I was on my way home from church and needed to stop at the market for a few essentials. How is it that we always need bread, milk, and eggs—it’s not like I make French toast every day. Anyway, as I approached the door to the market, there they were: hydrangeas arranged oh so beautifully to entice me. “You need me,” I could hear them call.

No, I thought, no, no. I have already surpassed my plant budget two times over this season. I will not buy another plant.

I passed Endless Summer in blue (lovely!) and Lace Caps in pink (charming!) and Limelight (such a refreshing green!). They tugged at my heart, but I resisted.

It was as though that hydrangea had a magnet in her flowers. Before I knew it…

I entered the store and bought what I needed. Then, as I was returning to my car, I spotted Midnight Salsa. It was as though that hydrangea had a magnet in her flowers. I had to touch her blooms. Before I knew it, she was in my cart and I was paying the ransom at the register.

I wondered how I’d explain yet another new plant to Marty. Oh, he wants me to be happy, but lately I have been out of control with my plant purchases. I drove into our driveway, stopped long enough to sneak the plant onto the front porch, and then put the car away in the garage.

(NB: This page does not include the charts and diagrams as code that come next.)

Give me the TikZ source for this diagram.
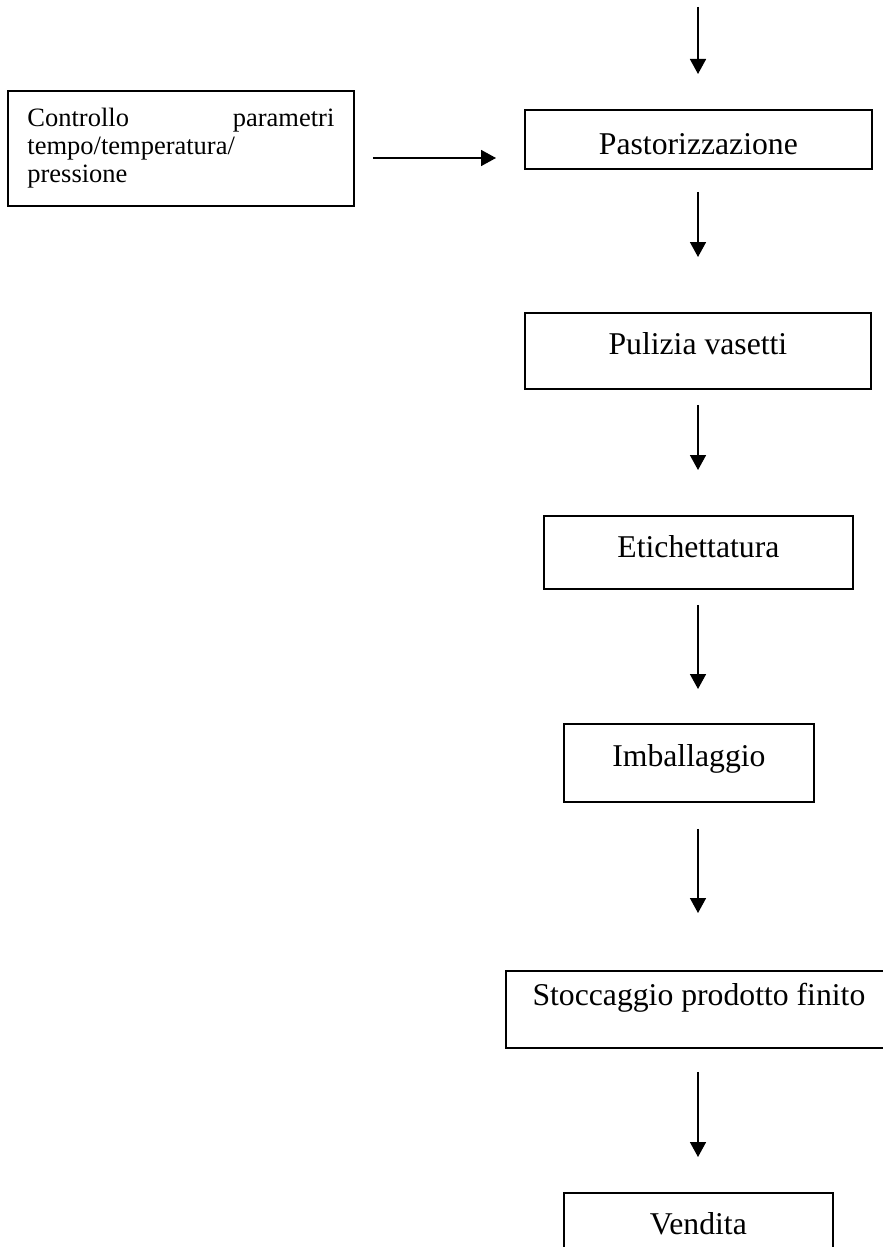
\documentclass[tikz,border=0pt]{standalone}
\usepackage{fontspec}
\setmainfont{Liberation Serif}
\usetikzlibrary{arrows.meta}

\begin{document}
\begin{tikzpicture}[x=1pt,y=-1pt,
  stepbox/.style={draw, line width=1.8pt, inner sep=0pt, anchor=north west,
    font=\fontsize{31.7}{36}\selectfont},
  notebox/.style={draw, line width=1.8pt, anchor=north west, inner xsep=18pt,
    inner ysep=0pt, align=left, font=\fontsize{26.5}{28}\selectfont},
  flow/.style={line width=1.6pt, -{Triangle[width=16pt,length=15pt]}},
]
% page frame
\useasboundingbox (0,0) rectangle (883,1247);
\fill[white] (0,0) rectangle (883,1247);
\clip (0,0) rectangle (883,1247);

% process steps
\node[stepbox, minimum width=347pt, text height=45pt, text depth=14pt] (past) at (524,109) {Pastorizzazione};
\node[stepbox, minimum width=346pt, text height=42pt, text depth=34pt] (puli) at (524,312) {Pulizia vasetti};
\node[stepbox, minimum width=309pt, text height=42pt, text depth=31pt] (etic) at (543,515) {Etichettatura};
\node[stepbox, minimum width=250pt, text height=43pt, text depth=35pt] (imb) at (563,723) {Imballaggio};
\node[stepbox, minimum width=386pt, text height=35pt, text depth=42pt] (stoc) at (505,970) {Stoccaggio prodotto finito};
\node[stepbox, minimum width=269pt, text height=42pt, text depth=36pt] (vend) at (563,1192) {Vendita};

% control note
\node[notebox, minimum width=346pt, minimum height=115pt, text width=307pt] (ctrl) at (7,90)
  {Controllo\hfill parametri\\tempo/temperatura/\\pressione};

% guide coordinates
\coordinate (spine) at (698,0);
\coordinate (src) at (698,7);
\coordinate (hy) at (0,158);

% flow arrows
\draw[flow, shorten >=35pt] (src) -- (spine |- past.north);
\draw[flow, shorten <=22pt, shorten >=55pt] (spine |- past.south) -- (spine |- puli.north);
\draw[flow, shorten <=15pt, shorten >=45pt] (spine |- puli.south) -- (spine |- etic.north);
\draw[flow, shorten <=15pt, shorten >=34pt] (spine |- etic.south) -- (spine |- imb.north);
\draw[flow, shorten <=26pt, shorten >=57pt] (spine |- imb.south) -- (spine |- stoc.north);
\draw[flow, shorten <=23pt, shorten >=35pt] (spine |- stoc.south) -- (spine |- vend.north);
\draw[flow, shorten <=18pt, shorten >=28pt] (ctrl.east |- hy) -- (past.west |- hy);
\end{tikzpicture}
\end{document}
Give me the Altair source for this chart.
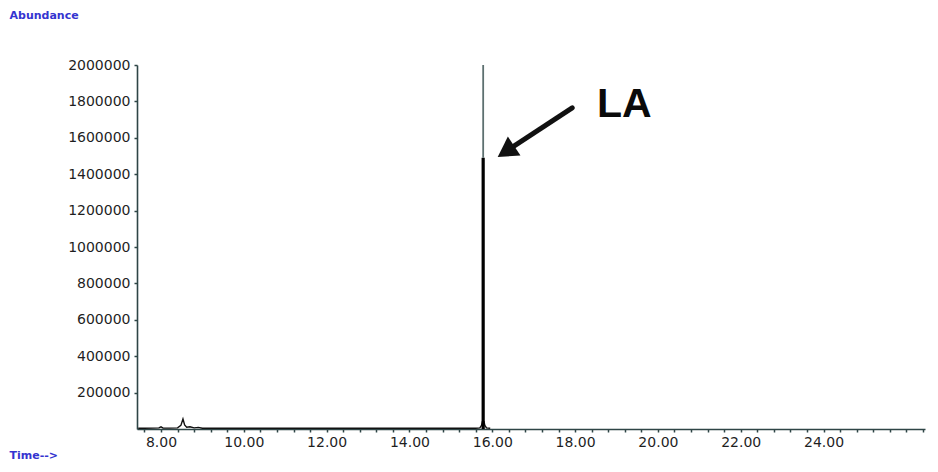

Marty greeted me in the kitchen and reached to put the milk and eggs in the fridge. He’s so happy to see groceries come into the house. I love plants; he loves food.

As I started to set the table for lunch, Marty passed through the room, dressed in his jeans and work shirt. “Are you going to tell me where you want that plant, or should I just dig the hole wherever there’s a space?” he said.

“Plant?” I asked. “What plant?”

“You know, the one you just put out on the porch. It’s a rose, isn’t it?”

“I’ll be right out,” I called, “just as soon as I change my clothes.”

I thank God for the blessing of a husband who understands my expensive obsession with plants (and all those deer repellent sprays!). He may not be able to tell a rose from a hydrangea—but he digs very good planting holes!